§ **Your instructions**:
Pictures do not belong in your copy. Repeat all the other data exactly.

— BEGIN Data excerpts —

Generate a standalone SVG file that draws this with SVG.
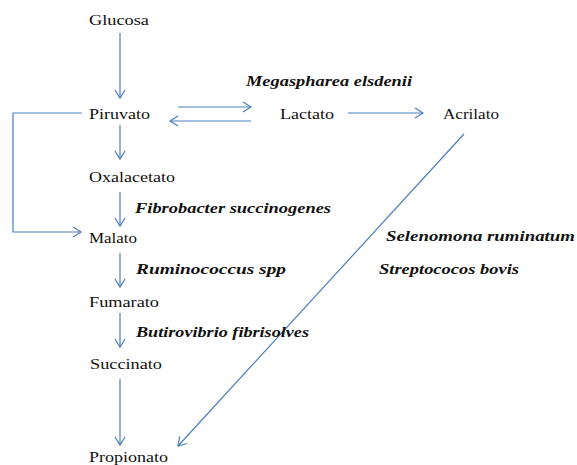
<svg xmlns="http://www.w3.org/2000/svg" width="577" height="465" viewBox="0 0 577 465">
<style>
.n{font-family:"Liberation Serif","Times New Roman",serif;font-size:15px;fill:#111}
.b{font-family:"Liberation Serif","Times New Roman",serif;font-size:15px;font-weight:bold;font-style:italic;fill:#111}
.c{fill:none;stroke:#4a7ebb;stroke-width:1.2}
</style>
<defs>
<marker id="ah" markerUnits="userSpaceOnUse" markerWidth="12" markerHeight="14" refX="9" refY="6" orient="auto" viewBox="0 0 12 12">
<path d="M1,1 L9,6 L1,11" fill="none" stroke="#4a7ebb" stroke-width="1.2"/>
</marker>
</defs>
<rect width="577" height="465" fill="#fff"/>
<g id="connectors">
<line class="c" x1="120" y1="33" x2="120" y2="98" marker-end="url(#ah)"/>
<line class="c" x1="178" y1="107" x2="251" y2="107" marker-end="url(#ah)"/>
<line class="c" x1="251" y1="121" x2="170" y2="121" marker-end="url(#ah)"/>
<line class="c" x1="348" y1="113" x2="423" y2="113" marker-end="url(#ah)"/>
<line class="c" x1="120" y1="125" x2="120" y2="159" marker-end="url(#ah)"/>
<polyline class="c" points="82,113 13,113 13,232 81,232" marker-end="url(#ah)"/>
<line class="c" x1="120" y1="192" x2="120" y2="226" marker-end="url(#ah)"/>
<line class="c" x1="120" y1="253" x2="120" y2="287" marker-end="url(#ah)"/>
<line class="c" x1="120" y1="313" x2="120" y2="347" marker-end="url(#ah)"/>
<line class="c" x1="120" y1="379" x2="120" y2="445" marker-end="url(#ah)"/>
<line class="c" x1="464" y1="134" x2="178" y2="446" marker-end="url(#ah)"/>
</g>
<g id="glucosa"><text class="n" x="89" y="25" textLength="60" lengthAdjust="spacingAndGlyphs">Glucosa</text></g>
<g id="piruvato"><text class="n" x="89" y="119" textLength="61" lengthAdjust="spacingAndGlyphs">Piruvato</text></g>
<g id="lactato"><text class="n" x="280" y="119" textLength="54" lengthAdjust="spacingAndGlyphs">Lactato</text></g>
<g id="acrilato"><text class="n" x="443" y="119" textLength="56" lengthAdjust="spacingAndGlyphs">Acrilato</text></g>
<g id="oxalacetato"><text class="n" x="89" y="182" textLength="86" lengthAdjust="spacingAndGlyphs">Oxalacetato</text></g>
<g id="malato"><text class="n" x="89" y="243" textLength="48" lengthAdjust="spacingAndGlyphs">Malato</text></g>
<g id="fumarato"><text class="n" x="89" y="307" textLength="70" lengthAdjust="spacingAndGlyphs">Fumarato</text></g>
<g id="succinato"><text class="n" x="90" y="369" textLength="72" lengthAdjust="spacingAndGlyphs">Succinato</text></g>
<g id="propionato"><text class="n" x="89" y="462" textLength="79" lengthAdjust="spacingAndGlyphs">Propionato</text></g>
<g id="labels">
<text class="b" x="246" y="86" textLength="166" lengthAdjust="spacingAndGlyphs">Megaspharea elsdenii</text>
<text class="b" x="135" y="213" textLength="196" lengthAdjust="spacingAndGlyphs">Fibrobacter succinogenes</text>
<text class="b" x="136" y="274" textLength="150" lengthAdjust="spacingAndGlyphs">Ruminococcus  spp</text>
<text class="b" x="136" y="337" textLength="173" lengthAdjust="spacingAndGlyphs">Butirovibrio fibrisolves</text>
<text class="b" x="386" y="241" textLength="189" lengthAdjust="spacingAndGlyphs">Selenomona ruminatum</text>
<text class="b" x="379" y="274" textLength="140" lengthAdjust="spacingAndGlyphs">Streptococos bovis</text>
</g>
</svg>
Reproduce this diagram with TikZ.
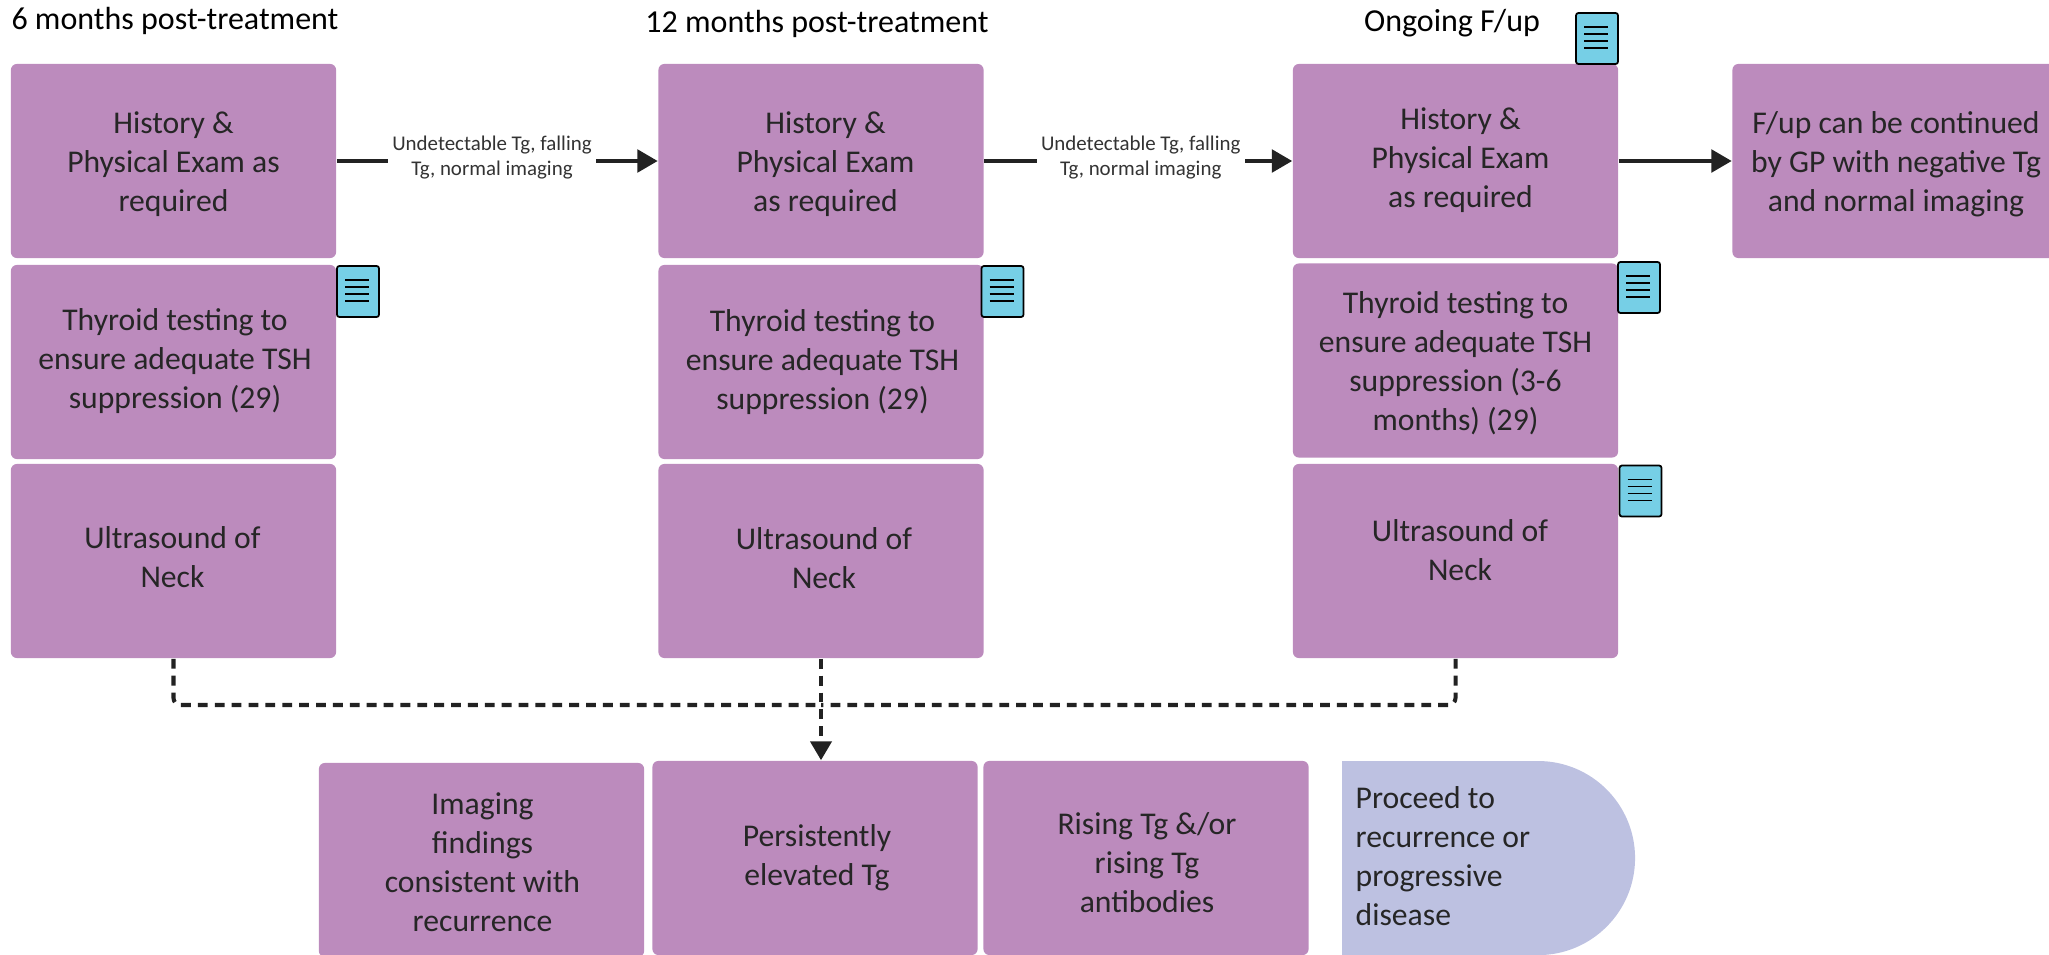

— END Data excerpts —

§ **Worked solution**:
Generate a standalone SVG file that draws this with SVG.
<svg xmlns="http://www.w3.org/2000/svg" width="577" height="465" viewBox="0 0 577 465">
<style>
.n{font-family:"Liberation Serif","Times New Roman",serif;font-size:15px;fill:#111}
.b{font-family:"Liberation Serif","Times New Roman",serif;font-size:15px;font-weight:bold;font-style:italic;fill:#111}
.c{fill:none;stroke:#4a7ebb;stroke-width:1.2}
</style>
<defs>
<marker id="ah" markerUnits="userSpaceOnUse" markerWidth="12" markerHeight="14" refX="9" refY="6" orient="auto" viewBox="0 0 12 12">
<path d="M1,1 L9,6 L1,11" fill="none" stroke="#4a7ebb" stroke-width="1.2"/>
</marker>
</defs>
<rect width="577" height="465" fill="#fff"/>
<g id="connectors">
<line class="c" x1="120" y1="33" x2="120" y2="98" marker-end="url(#ah)"/>
<line class="c" x1="178" y1="107" x2="251" y2="107" marker-end="url(#ah)"/>
<line class="c" x1="251" y1="121" x2="170" y2="121" marker-end="url(#ah)"/>
<line class="c" x1="348" y1="113" x2="423" y2="113" marker-end="url(#ah)"/>
<line class="c" x1="120" y1="125" x2="120" y2="159" marker-end="url(#ah)"/>
<polyline class="c" points="82,113 13,113 13,232 81,232" marker-end="url(#ah)"/>
<line class="c" x1="120" y1="192" x2="120" y2="226" marker-end="url(#ah)"/>
<line class="c" x1="120" y1="253" x2="120" y2="287" marker-end="url(#ah)"/>
<line class="c" x1="120" y1="313" x2="120" y2="347" marker-end="url(#ah)"/>
<line class="c" x1="120" y1="379" x2="120" y2="445" marker-end="url(#ah)"/>
<line class="c" x1="464" y1="134" x2="178" y2="446" marker-end="url(#ah)"/>
</g>
<g id="glucosa"><text class="n" x="89" y="25" textLength="60" lengthAdjust="spacingAndGlyphs">Glucosa</text></g>
<g id="piruvato"><text class="n" x="89" y="119" textLength="61" lengthAdjust="spacingAndGlyphs">Piruvato</text></g>
<g id="lactato"><text class="n" x="280" y="119" textLength="54" lengthAdjust="spacingAndGlyphs">Lactato</text></g>
<g id="acrilato"><text class="n" x="443" y="119" textLength="56" lengthAdjust="spacingAndGlyphs">Acrilato</text></g>
<g id="oxalacetato"><text class="n" x="89" y="182" textLength="86" lengthAdjust="spacingAndGlyphs">Oxalacetato</text></g>
<g id="malato"><text class="n" x="89" y="243" textLength="48" lengthAdjust="spacingAndGlyphs">Malato</text></g>
<g id="fumarato"><text class="n" x="89" y="307" textLength="70" lengthAdjust="spacingAndGlyphs">Fumarato</text></g>
<g id="succinato"><text class="n" x="90" y="369" textLength="72" lengthAdjust="spacingAndGlyphs">Succinato</text></g>
<g id="propionato"><text class="n" x="89" y="462" textLength="79" lengthAdjust="spacingAndGlyphs">Propionato</text></g>
<g id="labels">
<text class="b" x="246" y="86" textLength="166" lengthAdjust="spacingAndGlyphs">Megaspharea elsdenii</text>
<text class="b" x="135" y="213" textLength="196" lengthAdjust="spacingAndGlyphs">Fibrobacter succinogenes</text>
<text class="b" x="136" y="274" textLength="150" lengthAdjust="spacingAndGlyphs">Ruminococcus  spp</text>
<text class="b" x="136" y="337" textLength="173" lengthAdjust="spacingAndGlyphs">Butirovibrio fibrisolves</text>
<text class="b" x="386" y="241" textLength="189" lengthAdjust="spacingAndGlyphs">Selenomona ruminatum</text>
<text class="b" x="379" y="274" textLength="140" lengthAdjust="spacingAndGlyphs">Streptococos bovis</text>
</g>
</svg>
Reproduce this diagram with TikZ.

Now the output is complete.